▶ WRITTEN EXERCISE:
Reproduce, word for word, every line from the first one down to the line containing "13.9), (460.5868, 5.7)]", and nothing else.

▶ DATA LINES:
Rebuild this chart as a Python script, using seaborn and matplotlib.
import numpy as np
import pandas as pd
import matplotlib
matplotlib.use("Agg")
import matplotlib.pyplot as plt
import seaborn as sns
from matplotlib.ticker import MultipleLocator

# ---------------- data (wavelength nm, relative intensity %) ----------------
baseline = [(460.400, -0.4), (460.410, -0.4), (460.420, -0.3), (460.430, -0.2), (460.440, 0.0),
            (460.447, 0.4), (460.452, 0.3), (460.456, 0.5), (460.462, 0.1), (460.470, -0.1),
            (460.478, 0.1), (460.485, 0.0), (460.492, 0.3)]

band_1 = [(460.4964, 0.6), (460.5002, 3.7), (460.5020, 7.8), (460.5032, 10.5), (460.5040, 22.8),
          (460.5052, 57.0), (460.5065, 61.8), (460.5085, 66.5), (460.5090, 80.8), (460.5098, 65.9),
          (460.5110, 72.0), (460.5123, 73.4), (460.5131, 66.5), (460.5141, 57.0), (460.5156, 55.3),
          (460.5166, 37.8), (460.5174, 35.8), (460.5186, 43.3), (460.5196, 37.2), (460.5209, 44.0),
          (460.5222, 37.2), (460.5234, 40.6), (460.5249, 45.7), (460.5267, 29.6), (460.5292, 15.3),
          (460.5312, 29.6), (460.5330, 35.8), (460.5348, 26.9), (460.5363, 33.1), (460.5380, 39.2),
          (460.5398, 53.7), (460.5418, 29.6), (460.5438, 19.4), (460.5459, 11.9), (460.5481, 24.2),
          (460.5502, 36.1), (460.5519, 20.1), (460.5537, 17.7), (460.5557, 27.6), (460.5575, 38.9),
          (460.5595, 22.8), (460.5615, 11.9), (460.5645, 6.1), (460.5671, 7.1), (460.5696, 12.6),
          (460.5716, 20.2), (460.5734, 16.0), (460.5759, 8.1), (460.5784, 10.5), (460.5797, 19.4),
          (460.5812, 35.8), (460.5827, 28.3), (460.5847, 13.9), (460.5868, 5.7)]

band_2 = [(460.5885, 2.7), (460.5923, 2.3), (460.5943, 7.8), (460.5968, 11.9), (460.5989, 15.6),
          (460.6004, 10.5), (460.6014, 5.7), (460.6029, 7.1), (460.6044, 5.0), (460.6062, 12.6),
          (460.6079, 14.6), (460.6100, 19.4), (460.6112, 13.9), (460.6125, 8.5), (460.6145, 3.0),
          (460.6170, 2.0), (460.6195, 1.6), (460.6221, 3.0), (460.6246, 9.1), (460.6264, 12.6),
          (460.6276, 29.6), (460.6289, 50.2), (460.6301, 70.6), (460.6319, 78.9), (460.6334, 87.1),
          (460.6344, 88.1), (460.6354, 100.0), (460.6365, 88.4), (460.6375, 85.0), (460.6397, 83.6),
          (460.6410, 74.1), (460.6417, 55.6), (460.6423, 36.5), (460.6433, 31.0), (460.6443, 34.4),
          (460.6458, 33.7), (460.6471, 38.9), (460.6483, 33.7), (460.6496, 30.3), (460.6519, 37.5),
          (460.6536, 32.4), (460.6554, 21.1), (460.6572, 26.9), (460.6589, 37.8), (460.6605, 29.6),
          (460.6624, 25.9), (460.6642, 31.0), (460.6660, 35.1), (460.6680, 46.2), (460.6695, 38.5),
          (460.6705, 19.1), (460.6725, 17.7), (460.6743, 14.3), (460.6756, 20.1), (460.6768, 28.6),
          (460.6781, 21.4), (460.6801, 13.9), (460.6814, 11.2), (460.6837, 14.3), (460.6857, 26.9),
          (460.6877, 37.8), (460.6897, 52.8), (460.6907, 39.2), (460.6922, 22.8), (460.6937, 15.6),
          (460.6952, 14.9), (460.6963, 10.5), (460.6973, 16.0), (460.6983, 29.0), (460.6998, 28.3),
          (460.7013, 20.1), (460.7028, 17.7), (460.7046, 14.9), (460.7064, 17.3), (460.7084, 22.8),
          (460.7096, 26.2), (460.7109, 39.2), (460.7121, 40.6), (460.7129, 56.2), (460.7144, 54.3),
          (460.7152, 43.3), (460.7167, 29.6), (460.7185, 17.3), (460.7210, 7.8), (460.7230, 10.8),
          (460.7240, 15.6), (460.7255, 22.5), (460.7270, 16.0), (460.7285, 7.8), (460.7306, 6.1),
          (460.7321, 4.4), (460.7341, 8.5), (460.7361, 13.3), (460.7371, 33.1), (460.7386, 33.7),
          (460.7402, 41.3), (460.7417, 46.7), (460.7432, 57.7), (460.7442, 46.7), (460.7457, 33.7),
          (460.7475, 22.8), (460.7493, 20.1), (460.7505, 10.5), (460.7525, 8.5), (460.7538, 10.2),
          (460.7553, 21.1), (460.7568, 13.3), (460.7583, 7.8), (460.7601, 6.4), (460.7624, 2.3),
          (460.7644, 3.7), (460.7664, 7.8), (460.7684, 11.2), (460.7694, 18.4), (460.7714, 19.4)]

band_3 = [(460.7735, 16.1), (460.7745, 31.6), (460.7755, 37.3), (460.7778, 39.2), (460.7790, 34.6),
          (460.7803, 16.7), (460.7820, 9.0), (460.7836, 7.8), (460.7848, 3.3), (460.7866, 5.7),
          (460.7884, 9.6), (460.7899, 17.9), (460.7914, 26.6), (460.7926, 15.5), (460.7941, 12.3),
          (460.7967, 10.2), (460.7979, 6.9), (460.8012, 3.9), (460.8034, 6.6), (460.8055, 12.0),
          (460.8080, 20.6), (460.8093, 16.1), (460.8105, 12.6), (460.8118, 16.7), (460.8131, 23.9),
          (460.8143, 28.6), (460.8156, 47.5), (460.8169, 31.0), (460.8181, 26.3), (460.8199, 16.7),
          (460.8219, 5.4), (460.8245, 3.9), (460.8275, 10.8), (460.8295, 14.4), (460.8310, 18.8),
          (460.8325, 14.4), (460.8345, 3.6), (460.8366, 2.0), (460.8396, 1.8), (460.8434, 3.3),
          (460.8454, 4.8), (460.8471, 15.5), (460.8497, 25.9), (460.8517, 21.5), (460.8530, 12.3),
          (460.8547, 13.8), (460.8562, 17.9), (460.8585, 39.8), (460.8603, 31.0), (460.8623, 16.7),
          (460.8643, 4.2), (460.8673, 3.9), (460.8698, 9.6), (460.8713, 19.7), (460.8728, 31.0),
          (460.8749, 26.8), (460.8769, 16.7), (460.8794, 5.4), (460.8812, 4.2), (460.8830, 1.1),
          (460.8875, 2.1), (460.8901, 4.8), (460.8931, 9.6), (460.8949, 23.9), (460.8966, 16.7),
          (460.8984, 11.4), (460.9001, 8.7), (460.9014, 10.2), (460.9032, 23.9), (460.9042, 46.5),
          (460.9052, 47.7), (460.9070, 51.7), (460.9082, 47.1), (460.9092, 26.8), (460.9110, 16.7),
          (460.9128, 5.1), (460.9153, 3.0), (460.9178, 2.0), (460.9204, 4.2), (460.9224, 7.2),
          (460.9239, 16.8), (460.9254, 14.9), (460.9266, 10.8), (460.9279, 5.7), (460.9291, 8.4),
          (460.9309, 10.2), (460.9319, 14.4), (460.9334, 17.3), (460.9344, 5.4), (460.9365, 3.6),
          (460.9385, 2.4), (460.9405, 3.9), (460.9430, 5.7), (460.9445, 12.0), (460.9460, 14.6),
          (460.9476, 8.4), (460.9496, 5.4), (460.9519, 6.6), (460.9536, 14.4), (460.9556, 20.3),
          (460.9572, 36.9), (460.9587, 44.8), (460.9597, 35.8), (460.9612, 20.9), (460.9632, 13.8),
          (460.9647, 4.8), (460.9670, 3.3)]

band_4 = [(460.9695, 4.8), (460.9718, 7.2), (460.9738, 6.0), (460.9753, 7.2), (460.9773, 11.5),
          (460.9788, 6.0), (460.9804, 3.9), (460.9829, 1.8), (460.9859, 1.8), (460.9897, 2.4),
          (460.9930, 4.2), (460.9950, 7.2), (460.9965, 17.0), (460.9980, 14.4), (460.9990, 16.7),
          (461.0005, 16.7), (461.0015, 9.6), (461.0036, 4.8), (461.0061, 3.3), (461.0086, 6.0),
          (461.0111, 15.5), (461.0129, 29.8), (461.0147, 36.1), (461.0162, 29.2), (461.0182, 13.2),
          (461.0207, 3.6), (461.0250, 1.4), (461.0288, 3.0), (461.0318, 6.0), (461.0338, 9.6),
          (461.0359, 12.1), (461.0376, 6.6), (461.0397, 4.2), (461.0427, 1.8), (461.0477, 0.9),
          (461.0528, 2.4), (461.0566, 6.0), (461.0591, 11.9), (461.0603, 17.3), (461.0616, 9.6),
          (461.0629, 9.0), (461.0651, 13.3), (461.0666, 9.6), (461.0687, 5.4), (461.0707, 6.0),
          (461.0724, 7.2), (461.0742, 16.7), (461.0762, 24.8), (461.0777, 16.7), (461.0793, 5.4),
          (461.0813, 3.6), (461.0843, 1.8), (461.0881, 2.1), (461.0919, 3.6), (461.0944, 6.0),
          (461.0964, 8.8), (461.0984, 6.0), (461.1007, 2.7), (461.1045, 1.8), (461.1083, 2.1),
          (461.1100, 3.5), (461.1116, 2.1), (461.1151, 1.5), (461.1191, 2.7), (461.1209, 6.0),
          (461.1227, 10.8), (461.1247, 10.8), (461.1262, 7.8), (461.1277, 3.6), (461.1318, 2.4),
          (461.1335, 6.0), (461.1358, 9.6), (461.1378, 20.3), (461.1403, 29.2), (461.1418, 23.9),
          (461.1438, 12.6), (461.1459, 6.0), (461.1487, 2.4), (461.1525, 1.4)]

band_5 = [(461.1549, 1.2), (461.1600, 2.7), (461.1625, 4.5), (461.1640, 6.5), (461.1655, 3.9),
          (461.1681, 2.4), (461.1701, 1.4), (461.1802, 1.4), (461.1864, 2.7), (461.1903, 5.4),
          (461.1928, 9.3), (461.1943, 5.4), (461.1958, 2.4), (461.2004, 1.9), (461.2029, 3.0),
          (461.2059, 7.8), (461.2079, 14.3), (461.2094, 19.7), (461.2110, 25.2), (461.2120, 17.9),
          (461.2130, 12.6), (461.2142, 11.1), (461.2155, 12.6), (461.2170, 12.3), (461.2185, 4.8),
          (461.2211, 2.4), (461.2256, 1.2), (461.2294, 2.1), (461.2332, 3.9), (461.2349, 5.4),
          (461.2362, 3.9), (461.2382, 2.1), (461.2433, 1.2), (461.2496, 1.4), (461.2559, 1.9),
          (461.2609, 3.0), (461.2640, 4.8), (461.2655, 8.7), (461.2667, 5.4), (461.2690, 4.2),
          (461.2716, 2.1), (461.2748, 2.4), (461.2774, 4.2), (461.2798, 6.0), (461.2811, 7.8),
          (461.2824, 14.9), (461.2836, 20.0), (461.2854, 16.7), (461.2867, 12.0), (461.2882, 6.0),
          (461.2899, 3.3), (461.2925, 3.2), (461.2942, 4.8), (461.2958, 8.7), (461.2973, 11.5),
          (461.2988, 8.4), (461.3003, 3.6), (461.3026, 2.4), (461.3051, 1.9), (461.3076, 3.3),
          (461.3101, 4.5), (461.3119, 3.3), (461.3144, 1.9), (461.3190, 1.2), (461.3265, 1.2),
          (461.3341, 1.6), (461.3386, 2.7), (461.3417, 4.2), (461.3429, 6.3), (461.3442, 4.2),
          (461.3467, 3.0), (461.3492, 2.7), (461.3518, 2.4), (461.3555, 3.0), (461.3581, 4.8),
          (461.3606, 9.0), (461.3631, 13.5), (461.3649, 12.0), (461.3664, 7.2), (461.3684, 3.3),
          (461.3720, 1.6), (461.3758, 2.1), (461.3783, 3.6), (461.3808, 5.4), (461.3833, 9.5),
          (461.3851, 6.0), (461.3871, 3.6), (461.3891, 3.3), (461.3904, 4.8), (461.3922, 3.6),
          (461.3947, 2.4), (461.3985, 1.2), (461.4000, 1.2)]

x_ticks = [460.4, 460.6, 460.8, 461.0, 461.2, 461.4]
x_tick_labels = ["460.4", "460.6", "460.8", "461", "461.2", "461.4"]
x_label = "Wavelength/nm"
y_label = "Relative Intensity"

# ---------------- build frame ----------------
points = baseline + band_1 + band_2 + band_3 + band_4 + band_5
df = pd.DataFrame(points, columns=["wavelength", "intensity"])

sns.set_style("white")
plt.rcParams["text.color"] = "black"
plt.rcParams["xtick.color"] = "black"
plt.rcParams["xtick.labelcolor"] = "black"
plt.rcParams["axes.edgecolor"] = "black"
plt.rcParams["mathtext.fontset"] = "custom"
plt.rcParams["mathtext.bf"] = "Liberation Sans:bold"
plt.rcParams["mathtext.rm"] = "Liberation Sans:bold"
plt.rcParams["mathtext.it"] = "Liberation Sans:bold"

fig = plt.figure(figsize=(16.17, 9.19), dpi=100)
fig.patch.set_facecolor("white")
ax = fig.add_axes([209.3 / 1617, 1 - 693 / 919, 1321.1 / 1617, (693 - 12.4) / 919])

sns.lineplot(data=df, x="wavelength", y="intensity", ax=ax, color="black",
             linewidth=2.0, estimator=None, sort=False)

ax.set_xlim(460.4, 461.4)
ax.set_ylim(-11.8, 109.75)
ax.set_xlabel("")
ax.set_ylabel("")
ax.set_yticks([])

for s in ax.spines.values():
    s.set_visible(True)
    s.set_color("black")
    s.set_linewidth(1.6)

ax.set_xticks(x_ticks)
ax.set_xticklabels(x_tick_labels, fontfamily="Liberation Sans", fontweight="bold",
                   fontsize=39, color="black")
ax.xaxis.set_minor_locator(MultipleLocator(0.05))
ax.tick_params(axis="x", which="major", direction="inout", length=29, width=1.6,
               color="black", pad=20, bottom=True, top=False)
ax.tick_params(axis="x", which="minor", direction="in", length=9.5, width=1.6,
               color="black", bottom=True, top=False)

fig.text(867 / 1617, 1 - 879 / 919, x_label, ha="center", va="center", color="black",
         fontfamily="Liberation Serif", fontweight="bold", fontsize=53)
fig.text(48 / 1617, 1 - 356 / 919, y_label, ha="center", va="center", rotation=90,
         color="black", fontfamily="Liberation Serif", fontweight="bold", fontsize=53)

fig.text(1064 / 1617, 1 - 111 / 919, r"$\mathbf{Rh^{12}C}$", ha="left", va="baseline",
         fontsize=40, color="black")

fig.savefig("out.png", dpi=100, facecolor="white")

▶ EXERCISE SOLUTION:
Rebuild this chart as a Python script, using seaborn and matplotlib.
import numpy as np
import pandas as pd
import matplotlib
matplotlib.use("Agg")
import matplotlib.pyplot as plt
import seaborn as sns
from matplotlib.ticker import MultipleLocator

# ---------------- data (wavelength nm, relative intensity %) ----------------
baseline = [(460.400, -0.4), (460.410, -0.4), (460.420, -0.3), (460.430, -0.2), (460.440, 0.0),
            (460.447, 0.4), (460.452, 0.3), (460.456, 0.5), (460.462, 0.1), (460.470, -0.1),
            (460.478, 0.1), (460.485, 0.0), (460.492, 0.3)]

band_1 = [(460.4964, 0.6), (460.5002, 3.7), (460.5020, 7.8), (460.5032, 10.5), (460.5040, 22.8),
          (460.5052, 57.0), (460.5065, 61.8), (460.5085, 66.5), (460.5090, 80.8), (460.5098, 65.9),
          (460.5110, 72.0), (460.5123, 73.4), (460.5131, 66.5), (460.5141, 57.0), (460.5156, 55.3),
          (460.5166, 37.8), (460.5174, 35.8), (460.5186, 43.3), (460.5196, 37.2), (460.5209, 44.0),
          (460.5222, 37.2), (460.5234, 40.6), (460.5249, 45.7), (460.5267, 29.6), (460.5292, 15.3),
          (460.5312, 29.6), (460.5330, 35.8), (460.5348, 26.9), (460.5363, 33.1), (460.5380, 39.2),
          (460.5398, 53.7), (460.5418, 29.6), (460.5438, 19.4), (460.5459, 11.9), (460.5481, 24.2),
          (460.5502, 36.1), (460.5519, 20.1), (460.5537, 17.7), (460.5557, 27.6), (460.5575, 38.9),
          (460.5595, 22.8), (460.5615, 11.9), (460.5645, 6.1), (460.5671, 7.1), (460.5696, 12.6),
          (460.5716, 20.2), (460.5734, 16.0), (460.5759, 8.1), (460.5784, 10.5), (460.5797, 19.4),
          (460.5812, 35.8), (460.5827, 28.3), (460.5847, 13.9), (460.5868, 5.7)]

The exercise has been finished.